Some experts say the new crisis could happen because of economic factors like an inflation hike or tight monetary policy by the US Federal Reserve. However, the crisis is much more likely, if an external shock hits the world, warn analysts.
“In general, this can be any significant event, for example, military actions. The effect will be stronger if negative events happen one after another. In such a situation, there can be a plunge in stock prices and deleveraging would start. All risky assets will begin to get cheaper in a spiral. This is the standard development of the crisis,” financial analyst Timur Nigmatullin told RIA Novosti.
According to the analyst, geopolitical risks are difficult to predict and can happen without notice. At the time of terror attacks like 9/11 or military actions, hyperinflated assets are most vulnerable.
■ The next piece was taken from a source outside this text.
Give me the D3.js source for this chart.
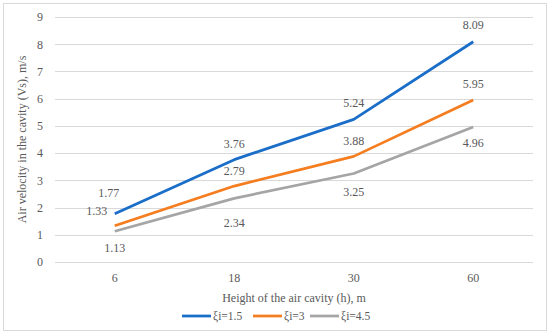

The S&P 500, the American stock market index based on the market capitalizations of the 500 largest companies listed on the NYSE or NASDAQ, has grown almost 40 percent in a year and a half. The index has been increasing steadily since the financial crisis started a decade ago, when it slipped 38.49 percent, its worst yearly percentage loss.
The other probable risks for the global economy include the crisis in the Italian banking sector and likely difficulties facing the Chinese leadership handling ongoing economic growth.
“In the near future, Chinese society must adapt to its higher income and deepen integration into the global economy. When this transformation begins, there may be a capital outflow from China: investors will be afraid of possible problems in this direction," Nigmatullin said.
The black swan theory was developed by author Nassim Nicholas Taleb to explain an event that comes as a surprise, has a significant effect, and is often inappropriately rationalized after the fact with the benefit of hindsight. The term is based on an ancient saying which presumed black swans did not exist, but the saying was rewritten after black swans were discovered in the wild.